NHS hospitals lose nearly 2.5 million days of care in the last five years by bed blocking as older people wait to be moved to social care, a charity has said.
Age UK found 2,431,120 bed days were lost to the NHS between June 2010 and March 2015, including 215,662 days that people were waiting for a nursing home place to become available.
The figure also includes 206,053 days they spent needing help from social care workers or district nurses before they could return to live in their own home reports Sky News.
The charity calculated that the average number of patients kept in hospital unnecessarily because social care was unavailable increased by 19.3% between 2013/14 and 2014/15, with 44% more people waiting for health and care packages at home compared with the previous year, and 32.8% more patients waiting for a place in a nursing home.
The trend is costing taxpayers a fortune, Age UK said, with £669m spent in the last five years to keep people in hospital while they wait for social care.

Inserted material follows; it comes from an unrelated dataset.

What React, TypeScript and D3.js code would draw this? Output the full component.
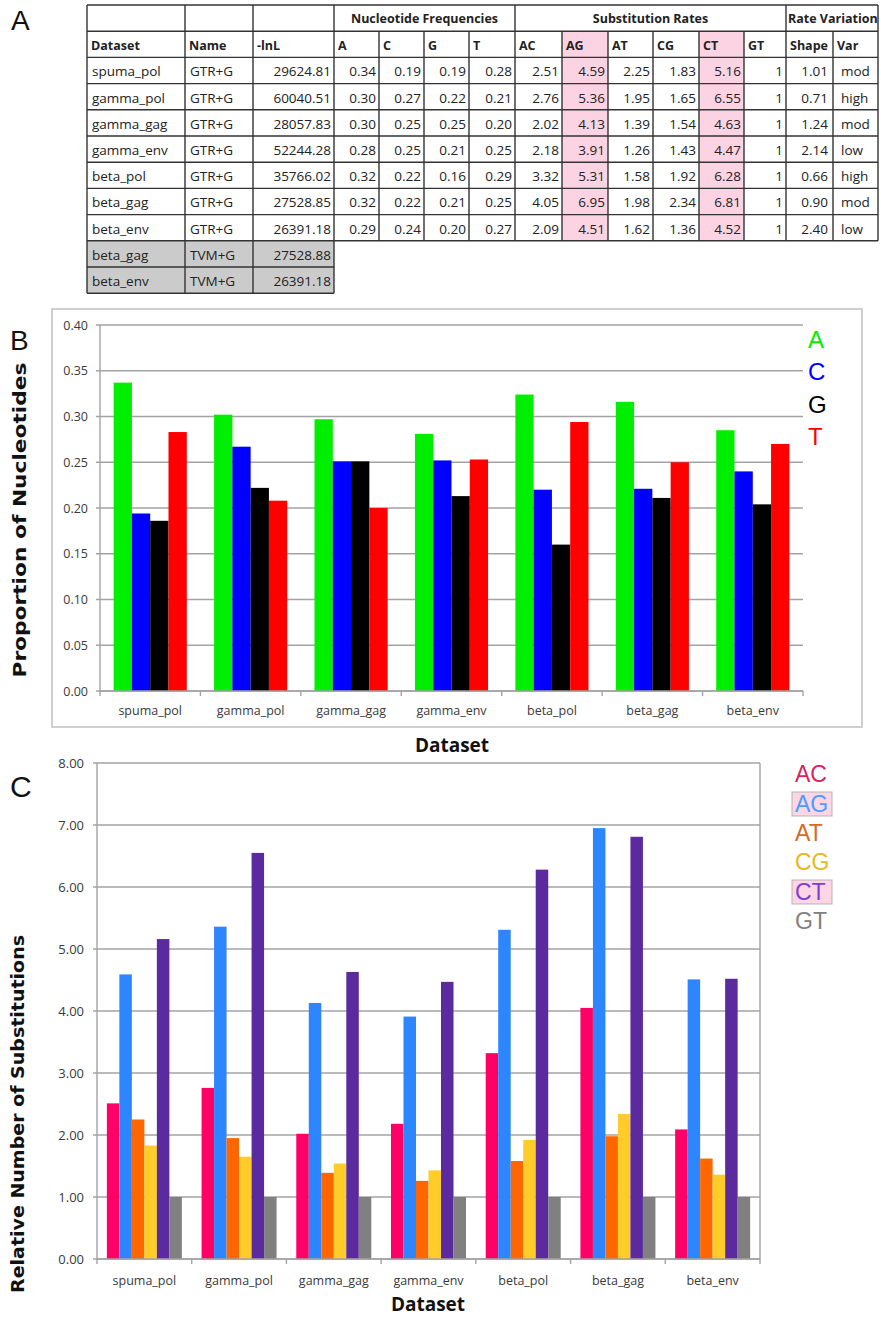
import React from 'react';
import * as d3 from 'd3';

// ---------- Data ----------
const datasets = ['spuma_pol', 'gamma_pol', 'gamma_gag', 'gamma_env', 'beta_pol', 'beta_gag', 'beta_env'];
const modelNames = ['GTR+G', 'GTR+G', 'GTR+G', 'GTR+G', 'GTR+G', 'GTR+G', 'GTR+G'];
const lnL = ['29624.81', '60040.51', '28057.83', '52244.28', '35766.02', '27528.85', '26391.18'];
const freqA = [0.34, 0.30, 0.30, 0.28, 0.32, 0.32, 0.29];
const freqC = [0.19, 0.27, 0.25, 0.25, 0.22, 0.22, 0.24];
const freqG = [0.19, 0.22, 0.25, 0.21, 0.16, 0.21, 0.20];
const freqT = [0.28, 0.21, 0.20, 0.25, 0.29, 0.25, 0.27];
const rateAC = [2.51, 2.76, 2.02, 2.18, 3.32, 4.05, 2.09];
const rateAG = [4.59, 5.36, 4.13, 3.91, 5.31, 6.95, 4.51];
const rateAT = [2.25, 1.95, 1.39, 1.26, 1.58, 1.98, 1.62];
const rateCG = [1.83, 1.65, 1.54, 1.43, 1.92, 2.34, 1.36];
const rateCT = [5.16, 6.55, 4.63, 4.47, 6.28, 6.81, 4.52];
const rateGT = [1, 1, 1, 1, 1, 1, 1];
const shapeParam = [1.01, 0.71, 1.24, 2.14, 0.66, 0.90, 2.40];
const variation = ['mod', 'high', 'mod', 'low', 'high', 'mod', 'low'];
const extraDatasets = ['beta_gag', 'beta_env'];
const extraNames = ['TVM+G', 'TVM+G'];
const extraLnL = ['27528.88', '26391.18'];

const headerLabels = ['Dataset', 'Name', '-lnL', 'A', 'C', 'G', 'T', 'AC', 'AG', 'AT', 'CG', 'CT', 'GT', 'Shape', 'Var'];

// Panel B: proportions
const nucleotides = ['A', 'C', 'G', 'T'];
const propA = [0.337, 0.302, 0.297, 0.281, 0.324, 0.316, 0.285];
const propC = [0.194, 0.267, 0.251, 0.252, 0.220, 0.221, 0.240];
const propG = [0.186, 0.222, 0.251, 0.213, 0.160, 0.211, 0.204];
const propT = [0.283, 0.208, 0.200, 0.253, 0.294, 0.250, 0.270];
const bTicks = [0, 0.05, 0.1, 0.15, 0.2, 0.25, 0.3, 0.35, 0.4];

// Panel C
const substitutions = ['AC', 'AG', 'AT', 'CG', 'CT', 'GT'];
const cTicks = [0, 1, 2, 3, 4, 5, 6, 7, 8];

// ---------- Styles ----------
const nucColors = ['#00ee00', '#0000ff', '#000000', '#ff0000'];
const subColors = ['#ff0066', '#2e86ff', '#ff6600', '#ffcc29', '#5b2a9e', '#808080'];
const subLegendColors = ['#d9245f', '#4d9dff', '#d8691e', '#e6b81c', '#7b3fd8', '#808080'];
const tableFont = "'Open Sans', sans-serif";
const gridColor = '#a3a3a3';
const tickTextColor = '#3a3a3a';

function Table() {
  const colX = [87, 185, 253, 334, 379, 424, 469, 515, 562, 608, 653, 699, 744, 786, 833, 878];
  const rowH = 26.2;
  const top = 5;
  const rowY = d3.range(12).map((i) => top + i * rowH);
  const nMain = 2 + datasets.length; // header rows + data rows
  const cells: any[] = [];
  const lineColor = '#333';
  const fs = 13.5;

  // pink highlight columns AG (8) CT (11)
  [8, 11].forEach((c) => {
    cells.push(
      <rect key={'pink' + c} x={colX[c]} y={rowY[1]} width={colX[c + 1] - colX[c]} height={rowY[nMain] - rowY[1]} fill="#fbd3e2" />
    );
  });
  // grey rows
  extraDatasets.forEach((_, i) => {
    cells.push(
      <rect key={'grey' + i} x={colX[0]} y={rowY[nMain + i]} width={colX[3] - colX[0]} height={rowH} fill="#cbcbcb" />
    );
  });

  // top header group labels
  const groups = [
    { label: 'Nucleotide Frequencies', c0: 3, c1: 7, anchor: 'middle' },
    { label: 'Substitution Rates', c0: 7, c1: 13, anchor: 'middle' },
    { label: 'Rate Variation', c0: 13, c1: 15, anchor: 'start' },
  ];
  groups.forEach((g) => {
    const x = g.anchor === 'middle' ? (colX[g.c0] + colX[g.c1]) / 2 : colX[g.c0] + 2;
    cells.push(
      <text key={'g' + g.label} x={x} y={rowY[0] + 18} textAnchor={g.anchor as any} fontFamily={tableFont} fontWeight="bold" fontSize={12.5} fill="#222">
        {g.label}
      </text>
    );
  });
  headerLabels.forEach((h, c) => {
    cells.push(
      <text key={'h' + c} x={colX[c] + 4} y={rowY[1] + 19} fontFamily={tableFont} fontWeight="bold" fontSize={12.5} fill="#222">
        {h}
      </text>
    );
  });

  datasets.forEach((ds, r) => {
    const y = rowY[2 + r] + 19;
    const vals: [string, string][] = [
      [ds, 'left'],
      [modelNames[r], 'left'],
      [lnL[r], 'right'],
      [freqA[r].toFixed(2), 'right'],
      [freqC[r].toFixed(2), 'right'],
      [freqG[r].toFixed(2), 'right'],
      [freqT[r].toFixed(2), 'right'],
      [rateAC[r].toFixed(2), 'right'],
      [rateAG[r].toFixed(2), 'right'],
      [rateAT[r].toFixed(2), 'right'],
      [rateCG[r].toFixed(2), 'right'],
      [rateCT[r].toFixed(2), 'right'],
      [String(rateGT[r]), 'right'],
      [shapeParam[r].toFixed(2), 'shape'],
      [variation[r], 'var'],
    ];
    vals.forEach(([v, al], c) => {
      let x = colX[c] + 5;
      let anchor = 'start';
      if (al === 'right') {
        x = colX[c + 1] - 3;
        anchor = 'end';
      } else if (al === 'shape') {
        x = colX[c + 1] - 5;
        anchor = 'end';
      } else if (al === 'var') {
        x = colX[c] + 8;
      }
      cells.push(
        <text key={'d' + r + '_' + c} x={x} y={y} textAnchor={anchor as any} fontFamily={tableFont} fontSize={fs} fill="#222">
          {v}
        </text>
      );
    });
  });
  extraDatasets.forEach((ds, i) => {
    const y = rowY[nMain + i] + 19;
    cells.push(
      <text key={'e0' + i} x={colX[0] + 5} y={y} fontFamily={tableFont} fontSize={fs} fill="#222">{ds}</text>,
      <text key={'e1' + i} x={colX[1] + 5} y={y} fontFamily={tableFont} fontSize={fs} fill="#222">{extraNames[i]}</text>,
      <text key={'e2' + i} x={colX[3] - 3} y={y} textAnchor="end" fontFamily={tableFont} fontSize={fs} fill="#222">{extraLnL[i]}</text>
    );
  });

  // lines
  const lines: any[] = [];
  for (let i = 0; i <= nMain; i++) {
    lines.push(<line key={'hl' + i} x1={colX[0]} x2={colX[15]} y1={rowY[i]} y2={rowY[i]} stroke={lineColor} strokeWidth={1.4} />);
  }
  for (let i = nMain + 1; i <= nMain + 2; i++) {
    lines.push(<line key={'hl' + i} x1={colX[0]} x2={colX[3]} y1={rowY[i]} y2={rowY[i]} stroke={lineColor} strokeWidth={1.4} />);
  }
  colX.forEach((x, c) => {
    if (c <= 3) {
      lines.push(<line key={'vl' + c} x1={x} x2={x} y1={rowY[0]} y2={rowY[nMain + 2]} stroke={lineColor} strokeWidth={1.4} />);
    } else {
      const fullTop = c === 7 || c === 13 || c === 15;
      lines.push(<line key={'vl' + c} x1={x} x2={x} y1={fullTop ? rowY[0] : rowY[1]} y2={rowY[nMain]} stroke={lineColor} strokeWidth={1.4} />);
    }
  });

  return (
    <g>
      {cells}
      {lines}
    </g>
  );
}

function PanelB() {
  const x = d3.scaleBand().domain(datasets).range([100, 803]);
  const y = d3.scaleLinear().domain([0, 0.4]).range([691, 325]);
  const pad = x.bandwidth() * 0.136;
  const inner = d3.scaleBand().domain(nucleotides).range([pad, x.bandwidth() - pad]);
  const series = [propA, propC, propG, propT];
  const legendY = [348, 380, 413, 445];
  return (
    <g>
      <rect x={52} y={309} width={810} height={418} fill="none" stroke="#c4c4c4" strokeWidth={1.6} />
      {bTicks.map((t) => (
        <g key={t}>
          <line x1={96} x2={803} y1={y(t)} y2={y(t)} stroke={gridColor} strokeWidth={1.4} />
          <text x={88} y={y(t) + 4.5} textAnchor="end" fontFamily={tableFont} fontSize={12.5} fill={tickTextColor}>
            {t.toFixed(2)}
          </text>
        </g>
      ))}
      {series.map((vals, si) =>
        datasets.map((ds, i) => (
          <rect
            key={ds + si}
            x={(x(ds) as number) + (inner(nucleotides[si]) as number)}
            y={y(vals[i])}
            width={inner.bandwidth()}
            height={y(0) - y(vals[i])}
            fill={nucColors[si]}
          />
        ))
      )}
      <line x1={100} x2={100} y1={y(0.4)} y2={y(0)} stroke={gridColor} strokeWidth={1.4} />
      <line x1={100} x2={803} y1={y(0)} y2={y(0)} stroke={gridColor} strokeWidth={1.4} />
      {datasets.concat(['end']).map((ds, i) => {
        const xx = i < datasets.length ? (x(ds) as number) : 803;
        return <line key={'tk' + i} x1={xx} x2={xx} y1={y(0)} y2={y(0) + 5} stroke={gridColor} strokeWidth={1.4} />;
      })}
      {datasets.map((ds) => (
        <text key={'lb' + ds} x={(x(ds) as number) + x.bandwidth() / 2} y={715} textAnchor="middle" fontFamily={tableFont} fontSize={12.5} fill={tickTextColor}>
          {ds}
        </text>
      ))}
      <text x={452} y={752} textAnchor="middle" fontFamily={tableFont} fontWeight="bold" fontSize={19} fill="#111">
        Dataset
      </text>
      <text
        transform={`translate(26,520) rotate(-90)`}
        textAnchor="middle"
        fontFamily="'DejaVu Sans', sans-serif"
        fontWeight="bold"
        fontSize={18}
        textLength={315}
        lengthAdjust="spacingAndGlyphs"
        fill="#111"
      >
        Proportion of Nucleotides
      </text>
      {nucleotides.map((n, i) => (
        <text key={'lg' + n} x={808} y={legendY[i]} fontFamily="'Liberation Sans', Arial, sans-serif" fontSize={24} fill={nucColors[i]}>
          {n}
        </text>
      ))}
    </g>
  );
}

function PanelC() {
  const x = d3.scaleBand().domain(datasets).range([97, 760]);
  const y = d3.scaleLinear().domain([0, 8]).range([1259, 763]);
  const pad = x.bandwidth() * 0.104;
  const inner = d3.scaleBand().domain(substitutions).range([pad, x.bandwidth() - pad]);
  const series = [rateAC, rateAG, rateAT, rateCG, rateCT, rateGT];
  const legendY = [782, 812, 841, 870, 900, 929];
  const boxed = ['AG', 'CT'];
  return (
    <g>
      {cTicks.map((t) => (
        <g key={t}>
          <line x1={93} x2={760} y1={y(t)} y2={y(t)} stroke={gridColor} strokeWidth={1.4} />
          <text x={84} y={y(t) + 4.5} textAnchor="end" fontFamily={tableFont} fontSize={13} fill={tickTextColor}>
            {t.toFixed(2)}
          </text>
        </g>
      ))}
      <line x1={760} x2={760} y1={y(8)} y2={y(0)} stroke={gridColor} strokeWidth={1.4} />
      {series.map((vals, si) =>
        datasets.map((ds, i) => (
          <rect
            key={ds + si}
            x={(x(ds) as number) + (inner(substitutions[si]) as number)}
            y={y(vals[i])}
            width={inner.bandwidth()}
            height={y(0) - y(vals[i])}
            fill={subColors[si]}
          />
        ))
      )}
      <line x1={97} x2={97} y1={y(8)} y2={y(0)} stroke={gridColor} strokeWidth={1.4} />
      <line x1={97} x2={760} y1={y(0)} y2={y(0)} stroke={gridColor} strokeWidth={1.4} />
      {datasets.concat(['end']).map((ds, i) => {
        const xx = i < datasets.length ? (x(ds) as number) : 760;
        return <line key={'tk' + i} x1={xx} x2={xx} y1={y(0)} y2={y(0) + 5} stroke={gridColor} strokeWidth={1.4} />;
      })}
      {datasets.map((ds) => (
        <text key={'lb' + ds} x={(x(ds) as number) + x.bandwidth() / 2} y={1285} textAnchor="middle" fontFamily={tableFont} fontSize={12.5} fill={tickTextColor}>
          {ds}
        </text>
      ))}
      <text x={428} y={1311} textAnchor="middle" fontFamily={tableFont} fontWeight="bold" fontSize={19} fill="#111">
        Dataset
      </text>
      <text
        transform={`translate(24,1114) rotate(-90)`}
        textAnchor="middle"
        fontFamily="'DejaVu Sans', sans-serif"
        fontWeight="bold"
        fontSize={18}
        textLength={358}
        lengthAdjust="spacingAndGlyphs"
        fill="#111"
      >
        Relative Number of Substitutions
      </text>
      {substitutions.map((s, i) => (
        <g key={'lg' + s}>
          {boxed.includes(s) && (
            <rect x={792} y={legendY[i] - 20} width={40} height={24} fill="#fcd6e4" stroke="#b5b5b5" strokeWidth={1} />
          )}
          <text x={795} y={legendY[i]} fontFamily="'Liberation Sans', Arial, sans-serif" fontSize={23} fill={subLegendColors[i]}>
            {s}
          </text>
        </g>
      ))}
    </g>
  );
}

export default function App() {
  return (
    <div style={{ position: 'absolute', left: 0, top: 0 }}>
      <svg width={881} height={1317} viewBox="0 0 881 1317" style={{ display: 'block', background: '#fff' }}>
        <rect x={0} y={0} width={881} height={1317} fill="#fff" />
        <text x={11} y={30} fontFamily="'Liberation Sans', Arial, sans-serif" fontSize={28} fill="#111">A</text>
        <text x={10} y={350} fontFamily="'Liberation Sans', Arial, sans-serif" fontSize={28} fill="#111">B</text>
        <text x={10} y={797} fontFamily="'Liberation Sans', Arial, sans-serif" fontSize={30} fill="#111">C</text>
        <Table />
        <PanelB />
        <PanelC />
      </svg>
    </div>
  );
}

The charity said that an NHS bed costs on average £1,925 a week, compared with about £558 for a week in residential care or £356 for home care based on three hours of care per day over the course of one week.
It said these waits for care and support outside hospital are happening against the backdrop of £2.4bn cuts from social care budgets for older people since 2010, mostly as a result of reduced funding for local government – meaning local authorities are finding it increasingly difficult to provide the social care people need.